The upside risk is in relation to the growing demand for childcare and back-up care services as more women join the full-time workforce and dual-income families increase. As discussed above, these have been contributing positively to BFAM’s top and bottom lines. If BFAM was to report better than expected revenue or margins that beat market estimates for the upcoming quarter, especially if they outperform the peers’ median margin, the market might revise its valuation for BFAM upwards given its superior forward growth outlook. As a result, it might potentially cause its share price to appreciate.

Conclusion

In conclusion, BFAM’s past financials have demonstrated strong growth and recovery from the impact of COVID-19. Margins have been growing, but they have not recovered to pre-pandemic levels. BFAM’s revenue segment can be divided into three segments, with full-service, center-based child care forming the largest share. For FY2023, BFAM continued to report strong double-digit revenue growth while its adjusted margins remained robust, as they were in line with 2022’s margins.

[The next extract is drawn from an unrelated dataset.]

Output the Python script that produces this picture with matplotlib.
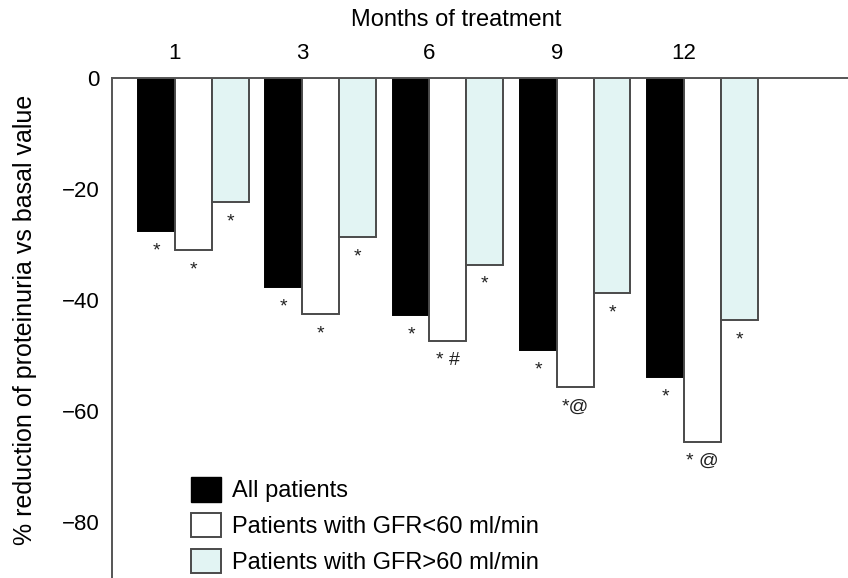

Looking ahead, as more women seek full-time employment and the number of dual-income families increases, this is expected to bolster demand for childcare services. In addition, BFAM has a strong partnership with employers due to the ROI it creates for employers. This relationship between BFAM and employers is creating a positive feedback loop. However, given the modest upside potential, I am recommending a hold rating for BFAM as of now due to the lack of margin of safety.